■ **EXERCISE GOAL**
Your job is to return the lines between the line holding "Output the component" and the line holding "Chart.register(...registerables);", inclusive, exactly and with no pictures.

■ **DATA FOR THE TASK**
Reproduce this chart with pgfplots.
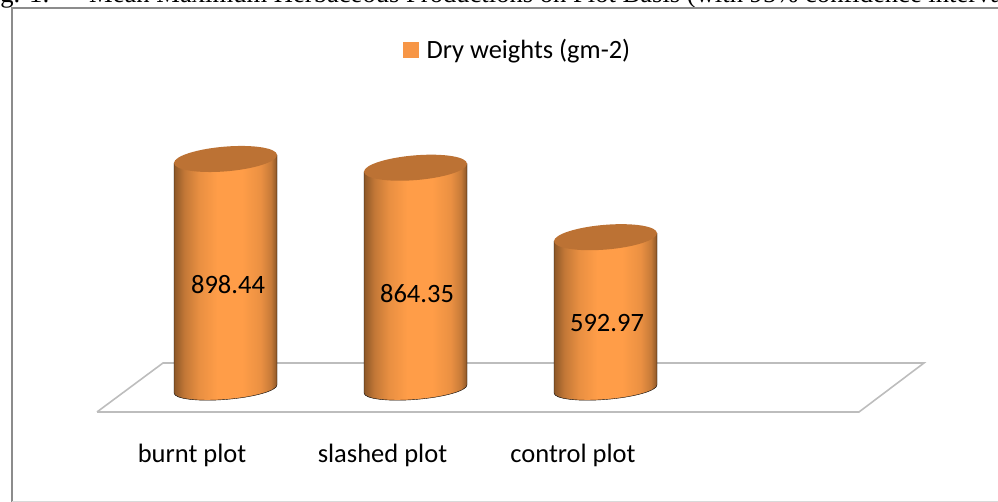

---

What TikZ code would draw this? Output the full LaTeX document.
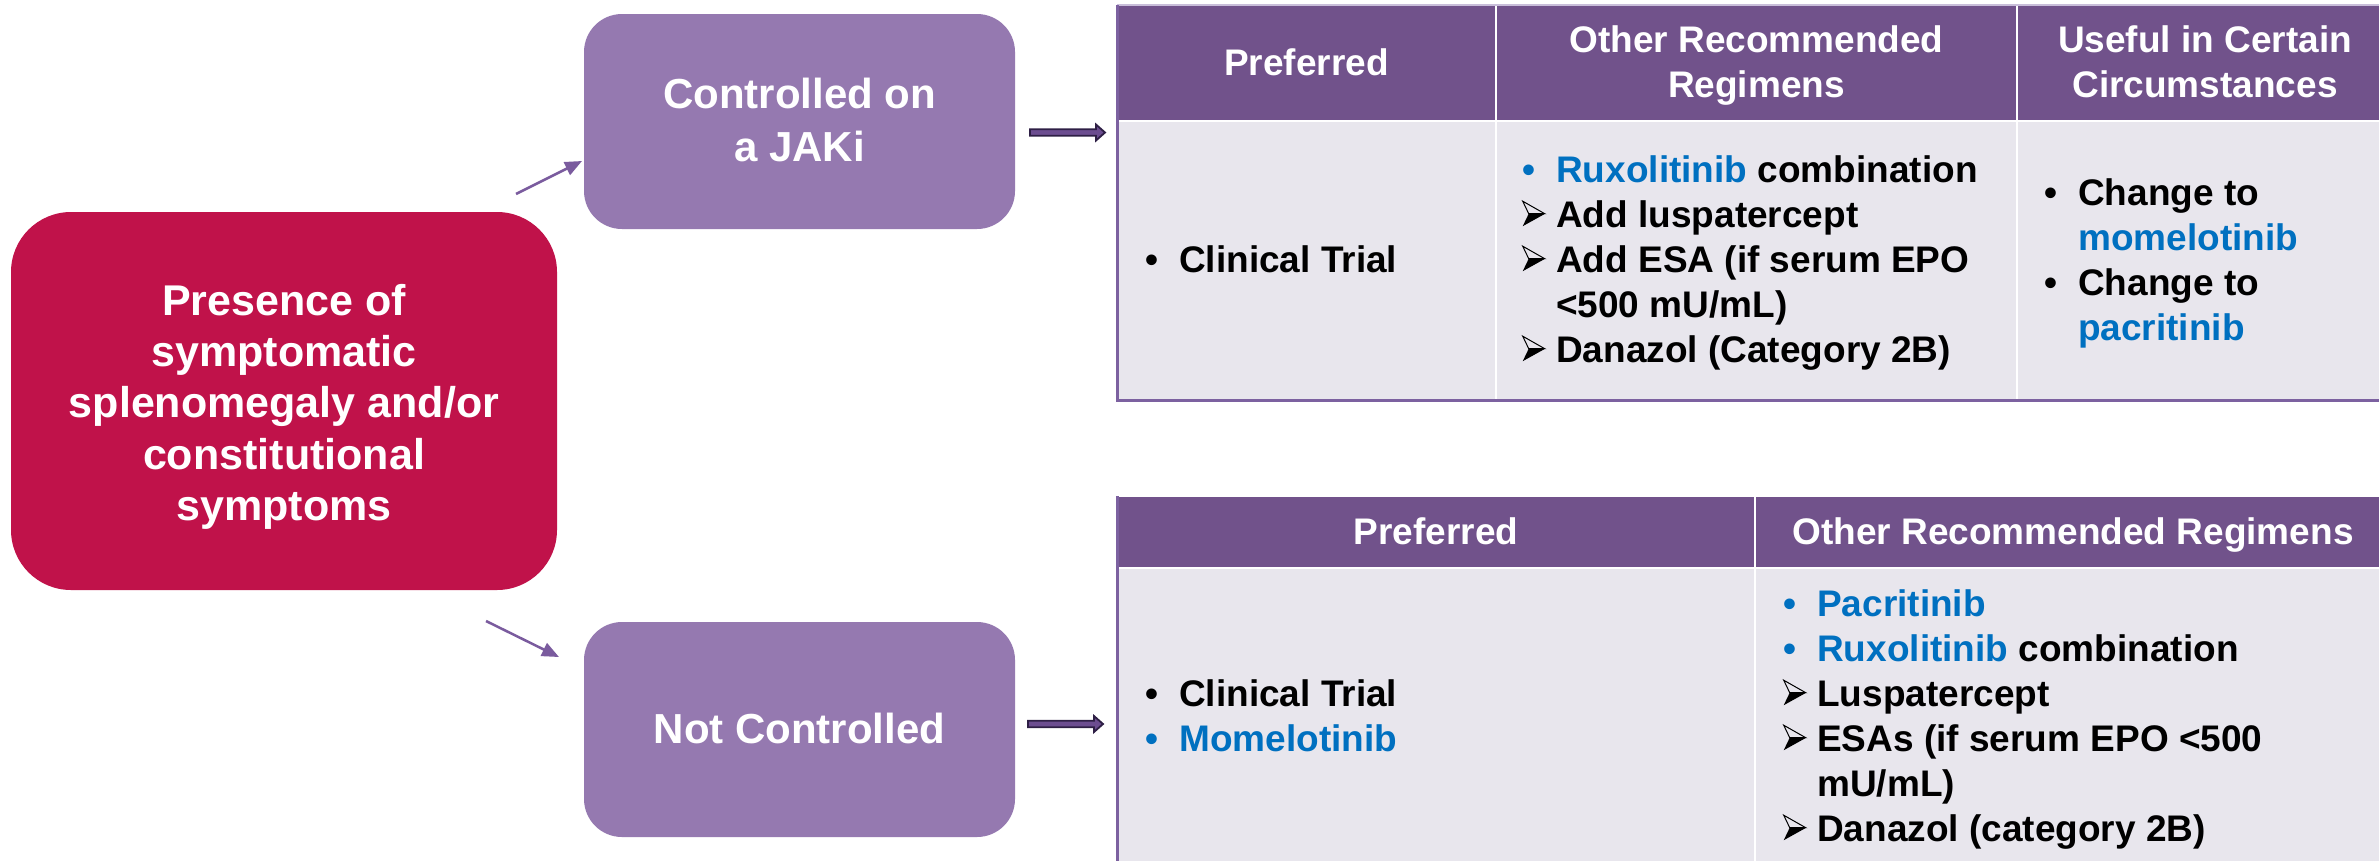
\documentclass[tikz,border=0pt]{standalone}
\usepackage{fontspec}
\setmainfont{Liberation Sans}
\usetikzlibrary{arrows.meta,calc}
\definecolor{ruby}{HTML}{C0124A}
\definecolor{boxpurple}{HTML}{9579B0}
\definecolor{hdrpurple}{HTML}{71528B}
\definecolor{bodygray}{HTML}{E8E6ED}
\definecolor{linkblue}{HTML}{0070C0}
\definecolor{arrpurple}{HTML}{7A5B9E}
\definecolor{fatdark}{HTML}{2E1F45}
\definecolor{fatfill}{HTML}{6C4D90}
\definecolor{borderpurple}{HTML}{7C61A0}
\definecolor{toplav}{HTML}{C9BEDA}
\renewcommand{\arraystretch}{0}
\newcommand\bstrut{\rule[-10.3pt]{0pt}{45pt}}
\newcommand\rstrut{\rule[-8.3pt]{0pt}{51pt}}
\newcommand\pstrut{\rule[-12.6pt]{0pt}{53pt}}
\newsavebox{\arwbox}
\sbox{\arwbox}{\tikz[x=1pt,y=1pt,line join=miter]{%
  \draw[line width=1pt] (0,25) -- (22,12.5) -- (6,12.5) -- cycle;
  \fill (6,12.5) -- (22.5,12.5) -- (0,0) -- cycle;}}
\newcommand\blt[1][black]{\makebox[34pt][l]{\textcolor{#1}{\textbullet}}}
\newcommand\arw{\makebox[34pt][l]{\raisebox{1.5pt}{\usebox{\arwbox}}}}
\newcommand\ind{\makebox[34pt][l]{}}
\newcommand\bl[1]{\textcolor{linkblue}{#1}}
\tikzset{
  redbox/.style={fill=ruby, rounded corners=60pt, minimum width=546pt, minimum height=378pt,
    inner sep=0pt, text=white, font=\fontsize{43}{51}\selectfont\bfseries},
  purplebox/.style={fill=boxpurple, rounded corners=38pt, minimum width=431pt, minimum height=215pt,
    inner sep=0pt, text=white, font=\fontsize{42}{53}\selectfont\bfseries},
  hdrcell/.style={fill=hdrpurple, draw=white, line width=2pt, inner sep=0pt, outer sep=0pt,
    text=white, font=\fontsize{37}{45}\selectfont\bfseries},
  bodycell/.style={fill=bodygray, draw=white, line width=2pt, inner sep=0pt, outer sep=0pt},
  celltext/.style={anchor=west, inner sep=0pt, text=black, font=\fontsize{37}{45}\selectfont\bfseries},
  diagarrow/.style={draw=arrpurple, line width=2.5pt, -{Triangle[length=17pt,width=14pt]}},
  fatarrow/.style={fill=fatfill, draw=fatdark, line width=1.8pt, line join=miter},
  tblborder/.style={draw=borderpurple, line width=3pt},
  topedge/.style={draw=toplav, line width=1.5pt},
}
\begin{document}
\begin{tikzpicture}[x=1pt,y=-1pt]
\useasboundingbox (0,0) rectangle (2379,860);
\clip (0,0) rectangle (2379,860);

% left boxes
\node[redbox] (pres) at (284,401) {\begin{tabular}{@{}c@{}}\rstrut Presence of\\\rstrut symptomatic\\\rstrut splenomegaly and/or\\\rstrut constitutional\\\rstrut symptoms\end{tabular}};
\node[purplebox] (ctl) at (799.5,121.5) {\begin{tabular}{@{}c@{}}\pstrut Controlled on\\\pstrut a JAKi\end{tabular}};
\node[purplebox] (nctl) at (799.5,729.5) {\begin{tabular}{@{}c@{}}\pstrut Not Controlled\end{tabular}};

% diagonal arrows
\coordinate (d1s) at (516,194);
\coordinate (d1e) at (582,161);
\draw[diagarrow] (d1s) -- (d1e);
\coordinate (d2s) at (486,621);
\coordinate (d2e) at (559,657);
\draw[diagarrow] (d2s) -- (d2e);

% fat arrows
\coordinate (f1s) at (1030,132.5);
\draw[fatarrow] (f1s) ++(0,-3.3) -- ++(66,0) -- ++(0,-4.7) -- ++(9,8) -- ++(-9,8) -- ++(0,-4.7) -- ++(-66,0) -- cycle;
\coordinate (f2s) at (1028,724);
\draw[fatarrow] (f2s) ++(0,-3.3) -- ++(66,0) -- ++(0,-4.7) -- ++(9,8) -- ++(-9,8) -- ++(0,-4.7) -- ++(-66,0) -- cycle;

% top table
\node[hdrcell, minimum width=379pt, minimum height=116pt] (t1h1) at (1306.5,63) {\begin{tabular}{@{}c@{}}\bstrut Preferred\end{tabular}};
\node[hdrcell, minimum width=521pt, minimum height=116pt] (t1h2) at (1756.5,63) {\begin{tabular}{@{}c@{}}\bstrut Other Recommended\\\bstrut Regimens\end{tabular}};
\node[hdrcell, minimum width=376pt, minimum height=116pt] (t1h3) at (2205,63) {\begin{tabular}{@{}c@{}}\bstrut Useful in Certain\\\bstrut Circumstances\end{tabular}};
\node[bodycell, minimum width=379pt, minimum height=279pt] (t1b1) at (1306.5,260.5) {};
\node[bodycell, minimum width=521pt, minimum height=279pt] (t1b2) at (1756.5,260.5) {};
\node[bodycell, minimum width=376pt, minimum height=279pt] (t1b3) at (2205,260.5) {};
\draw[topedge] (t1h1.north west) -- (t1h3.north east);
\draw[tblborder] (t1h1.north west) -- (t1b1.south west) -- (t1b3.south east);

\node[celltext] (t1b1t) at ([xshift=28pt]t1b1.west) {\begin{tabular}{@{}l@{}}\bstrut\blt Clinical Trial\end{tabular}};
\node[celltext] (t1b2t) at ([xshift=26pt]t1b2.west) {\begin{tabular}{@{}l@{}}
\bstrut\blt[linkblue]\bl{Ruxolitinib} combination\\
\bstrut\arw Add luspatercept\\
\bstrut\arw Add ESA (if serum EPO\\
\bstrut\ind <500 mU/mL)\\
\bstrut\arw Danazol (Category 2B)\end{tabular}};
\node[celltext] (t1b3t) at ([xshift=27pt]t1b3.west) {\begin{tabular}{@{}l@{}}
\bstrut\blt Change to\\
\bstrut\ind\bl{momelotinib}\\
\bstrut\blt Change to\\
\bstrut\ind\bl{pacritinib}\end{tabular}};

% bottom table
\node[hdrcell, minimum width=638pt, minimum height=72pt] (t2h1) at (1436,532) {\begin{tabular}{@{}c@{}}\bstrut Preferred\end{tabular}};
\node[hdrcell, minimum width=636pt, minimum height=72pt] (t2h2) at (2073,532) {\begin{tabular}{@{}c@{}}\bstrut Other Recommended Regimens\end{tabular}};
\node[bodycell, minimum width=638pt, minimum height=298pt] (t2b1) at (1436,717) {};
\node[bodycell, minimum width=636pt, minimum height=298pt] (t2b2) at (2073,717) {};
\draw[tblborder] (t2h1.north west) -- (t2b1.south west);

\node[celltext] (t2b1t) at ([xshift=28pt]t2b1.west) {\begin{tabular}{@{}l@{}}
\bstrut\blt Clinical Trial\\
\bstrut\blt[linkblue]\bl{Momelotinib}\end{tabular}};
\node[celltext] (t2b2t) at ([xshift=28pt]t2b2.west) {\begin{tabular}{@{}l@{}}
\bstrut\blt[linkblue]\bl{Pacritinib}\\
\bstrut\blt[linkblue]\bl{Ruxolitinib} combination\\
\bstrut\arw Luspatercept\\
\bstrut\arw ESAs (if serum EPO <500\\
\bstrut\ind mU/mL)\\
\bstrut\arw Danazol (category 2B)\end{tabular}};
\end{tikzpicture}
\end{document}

* * *

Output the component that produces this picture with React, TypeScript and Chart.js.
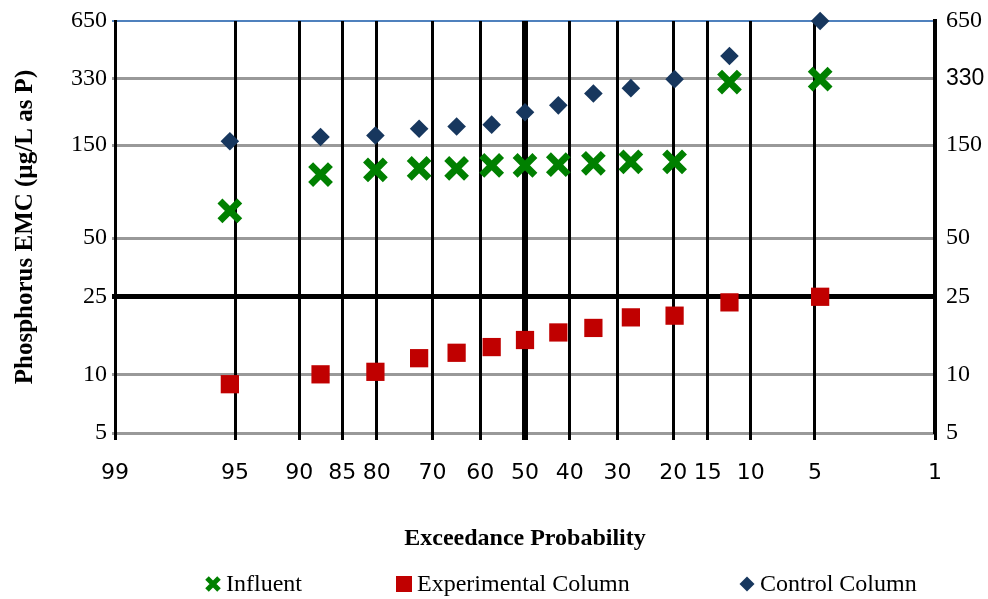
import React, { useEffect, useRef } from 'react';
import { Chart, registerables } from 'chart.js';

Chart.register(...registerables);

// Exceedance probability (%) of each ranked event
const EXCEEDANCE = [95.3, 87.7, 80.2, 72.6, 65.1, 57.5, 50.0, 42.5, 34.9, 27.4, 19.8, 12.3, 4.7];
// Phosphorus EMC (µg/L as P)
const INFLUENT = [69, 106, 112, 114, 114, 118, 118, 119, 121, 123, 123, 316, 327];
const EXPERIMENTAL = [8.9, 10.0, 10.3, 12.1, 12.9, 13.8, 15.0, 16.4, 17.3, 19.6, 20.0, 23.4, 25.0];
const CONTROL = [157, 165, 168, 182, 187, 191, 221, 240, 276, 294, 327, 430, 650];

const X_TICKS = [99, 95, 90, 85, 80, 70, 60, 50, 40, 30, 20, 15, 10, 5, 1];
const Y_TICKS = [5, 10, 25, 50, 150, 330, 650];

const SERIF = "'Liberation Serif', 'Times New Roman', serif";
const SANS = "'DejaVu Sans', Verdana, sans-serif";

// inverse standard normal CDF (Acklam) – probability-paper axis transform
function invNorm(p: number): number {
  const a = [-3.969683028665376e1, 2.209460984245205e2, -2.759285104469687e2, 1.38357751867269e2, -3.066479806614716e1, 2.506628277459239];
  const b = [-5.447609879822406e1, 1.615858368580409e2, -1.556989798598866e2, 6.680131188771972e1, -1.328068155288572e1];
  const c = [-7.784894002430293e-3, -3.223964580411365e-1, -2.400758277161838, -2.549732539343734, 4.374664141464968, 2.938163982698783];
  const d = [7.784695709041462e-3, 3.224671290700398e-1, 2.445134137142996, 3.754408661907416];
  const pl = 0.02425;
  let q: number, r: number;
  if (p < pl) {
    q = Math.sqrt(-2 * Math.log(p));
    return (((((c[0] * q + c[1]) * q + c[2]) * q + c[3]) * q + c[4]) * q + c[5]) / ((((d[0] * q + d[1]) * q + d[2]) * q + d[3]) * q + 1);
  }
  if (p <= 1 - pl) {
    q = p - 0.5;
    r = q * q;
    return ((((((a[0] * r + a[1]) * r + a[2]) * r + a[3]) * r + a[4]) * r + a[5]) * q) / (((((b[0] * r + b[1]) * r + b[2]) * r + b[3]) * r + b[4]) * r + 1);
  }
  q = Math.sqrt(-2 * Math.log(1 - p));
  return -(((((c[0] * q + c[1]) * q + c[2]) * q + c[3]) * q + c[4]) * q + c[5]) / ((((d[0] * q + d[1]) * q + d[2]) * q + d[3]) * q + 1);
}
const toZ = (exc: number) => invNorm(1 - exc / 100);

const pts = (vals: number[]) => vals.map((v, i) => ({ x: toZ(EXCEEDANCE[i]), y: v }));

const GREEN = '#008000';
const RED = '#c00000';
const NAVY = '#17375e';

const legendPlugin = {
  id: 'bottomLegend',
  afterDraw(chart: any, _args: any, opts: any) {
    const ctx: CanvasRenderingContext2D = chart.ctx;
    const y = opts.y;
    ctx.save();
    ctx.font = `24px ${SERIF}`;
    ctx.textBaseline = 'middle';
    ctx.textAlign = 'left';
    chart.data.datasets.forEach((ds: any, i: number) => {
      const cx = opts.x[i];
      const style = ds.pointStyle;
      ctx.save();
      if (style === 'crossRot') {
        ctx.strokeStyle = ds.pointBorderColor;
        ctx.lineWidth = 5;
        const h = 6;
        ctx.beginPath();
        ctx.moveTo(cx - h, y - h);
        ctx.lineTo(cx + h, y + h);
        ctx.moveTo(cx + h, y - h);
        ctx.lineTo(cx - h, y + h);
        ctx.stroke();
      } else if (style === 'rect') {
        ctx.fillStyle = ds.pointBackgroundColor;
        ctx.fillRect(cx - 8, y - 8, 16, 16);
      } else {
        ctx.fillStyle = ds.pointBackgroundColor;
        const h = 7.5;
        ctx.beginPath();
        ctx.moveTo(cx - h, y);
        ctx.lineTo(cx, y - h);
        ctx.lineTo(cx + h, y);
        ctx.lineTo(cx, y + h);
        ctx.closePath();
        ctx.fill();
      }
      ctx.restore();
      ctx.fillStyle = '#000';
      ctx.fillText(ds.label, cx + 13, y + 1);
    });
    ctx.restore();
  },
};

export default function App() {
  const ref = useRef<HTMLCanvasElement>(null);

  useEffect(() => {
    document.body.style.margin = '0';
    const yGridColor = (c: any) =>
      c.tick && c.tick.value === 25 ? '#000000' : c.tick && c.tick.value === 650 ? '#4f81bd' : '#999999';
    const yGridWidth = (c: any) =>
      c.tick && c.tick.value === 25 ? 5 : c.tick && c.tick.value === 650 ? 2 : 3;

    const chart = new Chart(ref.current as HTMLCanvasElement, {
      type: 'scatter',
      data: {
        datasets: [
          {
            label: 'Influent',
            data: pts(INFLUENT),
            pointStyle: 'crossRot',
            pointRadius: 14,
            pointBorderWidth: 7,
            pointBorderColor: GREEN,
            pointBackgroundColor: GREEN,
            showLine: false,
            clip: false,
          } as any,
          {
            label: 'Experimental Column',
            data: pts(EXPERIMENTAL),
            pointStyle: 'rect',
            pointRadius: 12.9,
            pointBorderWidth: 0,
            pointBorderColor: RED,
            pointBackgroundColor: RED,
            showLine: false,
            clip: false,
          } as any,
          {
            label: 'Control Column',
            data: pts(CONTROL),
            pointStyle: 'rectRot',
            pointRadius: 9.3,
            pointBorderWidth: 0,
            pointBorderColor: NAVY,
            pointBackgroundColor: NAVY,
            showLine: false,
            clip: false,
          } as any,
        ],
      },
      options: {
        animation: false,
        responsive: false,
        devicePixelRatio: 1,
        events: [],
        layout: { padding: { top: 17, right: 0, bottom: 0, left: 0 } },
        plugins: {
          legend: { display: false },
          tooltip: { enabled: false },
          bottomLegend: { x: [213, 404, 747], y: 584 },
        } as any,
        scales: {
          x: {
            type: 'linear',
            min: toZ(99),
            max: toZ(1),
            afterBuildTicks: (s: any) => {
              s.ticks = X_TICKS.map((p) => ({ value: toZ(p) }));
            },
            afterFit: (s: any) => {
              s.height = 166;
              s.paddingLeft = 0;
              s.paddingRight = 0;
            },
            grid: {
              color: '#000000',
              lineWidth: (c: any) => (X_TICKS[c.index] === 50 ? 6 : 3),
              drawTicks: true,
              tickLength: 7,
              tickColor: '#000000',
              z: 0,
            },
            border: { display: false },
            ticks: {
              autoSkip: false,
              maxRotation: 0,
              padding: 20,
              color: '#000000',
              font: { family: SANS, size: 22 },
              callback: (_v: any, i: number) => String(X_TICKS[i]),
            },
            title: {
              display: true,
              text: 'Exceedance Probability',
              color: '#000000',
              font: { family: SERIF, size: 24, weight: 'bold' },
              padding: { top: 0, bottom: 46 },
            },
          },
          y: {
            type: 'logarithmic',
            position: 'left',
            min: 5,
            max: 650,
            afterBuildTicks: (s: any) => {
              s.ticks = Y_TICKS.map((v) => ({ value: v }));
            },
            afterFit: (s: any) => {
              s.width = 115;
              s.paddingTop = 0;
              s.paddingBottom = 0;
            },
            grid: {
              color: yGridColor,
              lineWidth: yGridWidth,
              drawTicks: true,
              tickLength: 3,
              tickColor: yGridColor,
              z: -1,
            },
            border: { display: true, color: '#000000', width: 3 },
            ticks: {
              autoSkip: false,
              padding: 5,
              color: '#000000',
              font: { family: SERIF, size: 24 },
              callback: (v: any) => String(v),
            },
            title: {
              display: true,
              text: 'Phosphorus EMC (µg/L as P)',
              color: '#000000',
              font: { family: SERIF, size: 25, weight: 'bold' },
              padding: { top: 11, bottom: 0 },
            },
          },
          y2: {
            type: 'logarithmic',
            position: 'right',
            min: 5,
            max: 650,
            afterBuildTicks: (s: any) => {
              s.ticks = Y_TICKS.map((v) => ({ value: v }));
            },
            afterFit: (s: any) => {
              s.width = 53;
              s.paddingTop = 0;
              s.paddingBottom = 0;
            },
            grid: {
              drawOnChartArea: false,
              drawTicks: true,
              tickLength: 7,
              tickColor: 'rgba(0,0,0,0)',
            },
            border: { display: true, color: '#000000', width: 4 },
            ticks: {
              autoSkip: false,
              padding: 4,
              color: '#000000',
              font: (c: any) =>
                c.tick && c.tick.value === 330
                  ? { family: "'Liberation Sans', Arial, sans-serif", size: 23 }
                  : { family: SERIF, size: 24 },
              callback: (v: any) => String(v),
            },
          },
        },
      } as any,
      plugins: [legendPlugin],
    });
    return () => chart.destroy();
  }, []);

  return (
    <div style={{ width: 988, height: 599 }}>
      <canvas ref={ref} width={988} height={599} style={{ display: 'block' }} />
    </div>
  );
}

■ **TASK SOLUTION**
Output the component that produces this picture with React, TypeScript and Chart.js.
import React, { useEffect, useRef } from 'react';
import { Chart, registerables } from 'chart.js';

Chart.register(...registerables);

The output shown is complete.